With respect to their international presence, Australia has enjoyed a modicum of success, culminating with a silver medal showing in the 2004 Athens Olympics; they currently find themselves 10th in the International Baseball Federation rankings. However, their showings in previous World Baseball Classics have left much to be desired, as both have seen them knocked out in the first round, their only WBC victory coming in 2009, against Mexico. Overall, Australia has a 1-5 record in WBC competition.

While the 2013 WBC squad won’t have the star power of Grant Balfour or Travis Blackley due to their contractual obligations with the Oakland Athletics, their roster does boast an impressive amount of talent. Of the 28 players on the provisional roster, 15 are currently under contract with a MLB team; of the remaining 13 players, all have had previous playing experience in the minor leagues. Overall, the talent the Australian roster boasts pitching heavy, and is where most of the familiar faces to Americans, such as Peter Moylan and Ryan Rowland-Smith, will be found. Offense will be supplied by the likes of former MLBers Luke Hughes and Chris Snelling, current minor leaguer Mike Walker, and ABL star Mitch Dening, whose .347 batting average and .936 OPS rank second and sixth in the ABL, respectively. 

With the pitching depth and talent comes most of the team age, with the average age of the pitching staff being 28; the average age of position players is 25.4. While this WBC will more than likely be the last hurrah for the likes of players like Moylan, Rowland-Smith, and Chris Oxspring, the focus for the 2013 squad will be offense - the more the better. Outside of a 17 run outburst against Mexico in their only WBC victory, Australia scored a total of 5 runs in their 2009 WBC showing, proving that their success will be closely tied to how many runs they will be able to score, thereby lessening the burden on the pitching staff to keep the team in games. With the roster being so young offensively, with a minimal of international experience under their belts, this might be a tough order to fill for the young bats of Oz.
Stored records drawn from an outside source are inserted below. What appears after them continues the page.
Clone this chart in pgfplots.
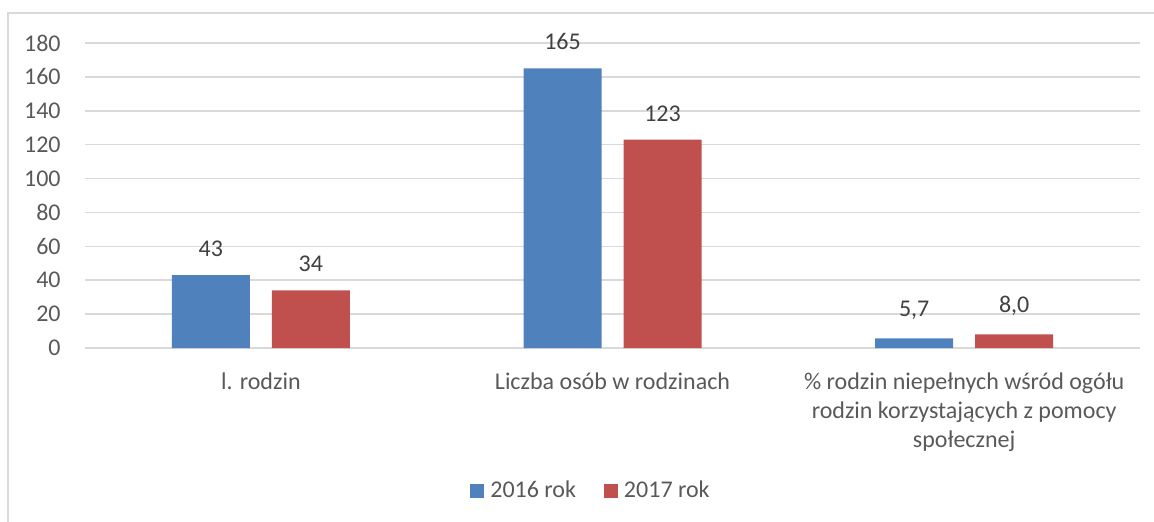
\documentclass[border=0pt]{standalone}
\usepackage{fontspec}
\setmainfont{Carlito}
\usepackage{pgfplots}
\pgfplotsset{compat=1.18}
\definecolor{cblue}{HTML}{4F81BD}
\definecolor{cred}{HTML}{C0504D}
\definecolor{txt}{HTML}{595959}
\definecolor{lbl}{HTML}{404040}
\definecolor{grd}{HTML}{D9D9D9}
\begin{document}
\begin{tikzpicture}
\fontsize{12}{14.5}\selectfont
\path[use as bounding box] (0,0) rectangle (577pt,260.5pt);
\draw[grd, line width=1pt] (4pt,-2pt) -- (4pt,254pt) -- (580pt,254pt);
\begin{axis}[
  at={(42.5pt,86.5pt)}, anchor=south west,
  scale only axis, width=527.5pt, height=152.5pt,
  ybar=11pt, bar width=39pt,
  xmin=-0.5, xmax=2.5, ymin=0, ymax=180,
  ytick={0,20,...,180},
  xtick={0,1,2},
  xticklabels={{l. rodzin},{Liczba osób w rodzinach},{\% rodzin niepełnych wśród ogółu\\rodzin korzystających z pomocy\\społecznej}},
  axis line style={draw=none},
  major tick length=0pt,
  ymajorgrids, grid style={grd, line width=0.8pt},
  /pgf/number format/assume math mode=true,
  ticklabel style={font=\fontsize{12}{14.5}\selectfont, text=txt},
  yticklabel style={inner sep=0pt, xshift=-12pt},
  xticklabel style={align=center, inner sep=0pt, yshift=-12pt, anchor=north},
  nodes near coords,
  point meta=explicit symbolic,
  every node near coord/.append style={font=\fontsize{12}{14.5}\selectfont, text=lbl, inner sep=0pt, anchor=south, yshift=9pt},
  legend style={draw=none, at={(0.4815,-0.469)}, anchor=center, legend columns=2,
    font=\fontsize{12}{14.5}\selectfont, text=txt,
    /tikz/every even column/.append style={column sep=11pt},
    nodes={inner ysep=1pt, inner xsep=3pt}},
  legend image code/.code={\fill[#1] (0pt,-3.5pt) rectangle (7pt,3.5pt);},
]
\addplot[fill=cblue, draw=none] table[meta=label] {
x y label
0 43 43
1 165 165
2 5.7 5,7
};
\addlegendentry{2016 rok}
\addplot[fill=cred, draw=none] table[meta=label] {
x y label
0 34 34
1 123 123
2 8.0 8,0
};
\addlegendentry{2017 rok}
\end{axis}
\end{tikzpicture}
\end{document}
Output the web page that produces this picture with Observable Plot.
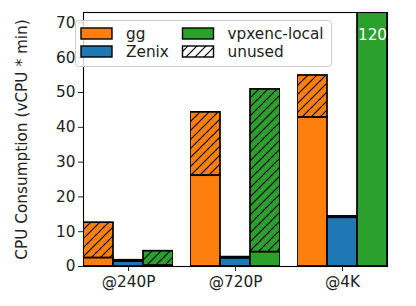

For 2013, Australia is posed with a tough path to victory, one that will be heavily reliant upon a young offence to play beyond their years, and a veteran pitching staff to turn back the clock. For the future, 2013 shapes up to be a watershed year in some respects. While the end results might not show much in terms of wins and losses, it will be the education of the youngsters, and the experience they gain that will help write the next chapters of Australian baseball. Also crucial to the future success of Australian baseball will be the continued evolution of the MLB Australian Academy Program. Started in 2001, the MLBAAP is sponsored by the MLB, and the Australian Baseball Federation, and is set up to develop the quality baseball players of the Oceania region, and has recently begun to consistently shown themselves to be top notch international foes, with a significant amount of MLB caliber talent. Of the 73 Australians that were signed to MLB or other professional league teams in 2011, 57 were MLBAAP graduates. With the continued development of the MLBAAP, and continued success of Australian baseball on an international stage, these numbers will only continue to grow, as baseball evolves into a truly global sport. 

For 2013, Australia is in place to maintain their stronghold at the bottom of the top 10 IABF rankings, regardless of their showings in the WBC. However, with the evolution of their young hitters during WBC play, and the further development and nurturing of Oceania baseball talent, this could very well be the last year of double digit IABF rankings for this sleeping baseball giant.